Association Among Glucocorticoid Receptor Sensitivity, Fatigue, and Inflammation in Patients With Head and Neck Cancer

Head and Neck Cancer

Xiao C, et al. Psychosom Med 2020.


OBJECTIVE: Fatigued cancer patients often have high peripheral inflammation; however, the biological mechanisms of this association remain unclear. We examined whether decreased sensitivity of immune cells to the anti-inflammatory effects of glucocorticoids may contribute to inflammation and fatigue in head and neck cancer (HNC) patients during treatment.

METHODS: HNC patients without distant metastasis and with curative intent (n = 77) were studied 1 week before intensity-modulated radiotherapy (IMRT) and 1 month after IMRT. At each time point, fatigue was measured by the Multidimensional Fatigue Inventory-20 along with plasma inflammation markers and glucocorticoid receptor (GR) sensitivity as determined by in vitro dexamethasone suppression of lipopolysaccharide-induced interleukin 6. Linear regression models were used.

RESULTS: In contrast to our hypothesis, GR sensitivity increased during treatment; however, increased fatigue was associated with a lesser increase in GR sensitivity from baseline to 1 month after IMRT (unstandardized estimate = 4.07, p = .02). This effect was more prominent in human papillomavirus-unrelated HNCs (unstandardized estimate = 8.22, p = .002). Lower increases in GR sensitivity were also associated with increased inflammation at 1 month after IMRT as represented by C-reactive protein, interleukin 6, and tumor necrosis factor α. Addition of inflammation markers to models of GR sensitivity predicting fatigue indicated that these inflammation markers were stronger predictors of fatigue than GR sensitivity.

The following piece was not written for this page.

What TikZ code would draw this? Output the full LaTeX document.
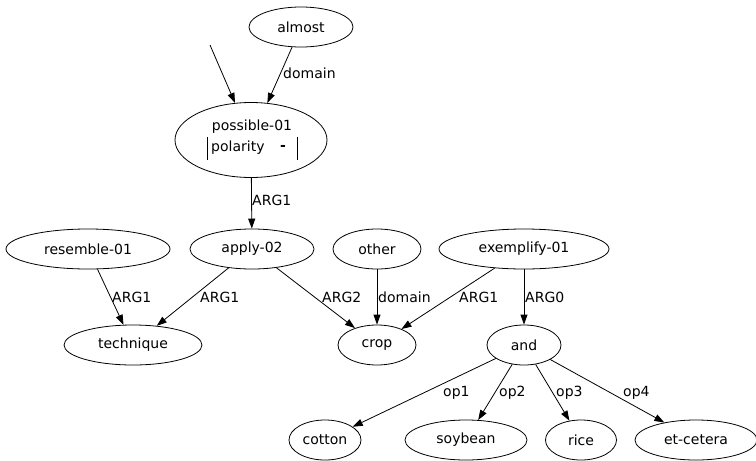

CONCLUSIONS: Lower increases in GR sensitivity during HNC treatment were significantly predictive of increased fatigue and inflammation markers. Inflammation markers in turn predicted fatigue above and beyond levels of GR sensitivity. Our findings indicate that HNC patients with cancer-related fatigue may exhibit a decreased capacity for glucocorticoids to regulate inflammatory processes, as evidenced by a lower increase in GR sensitivity. Larger studies are necessary to verify the findings.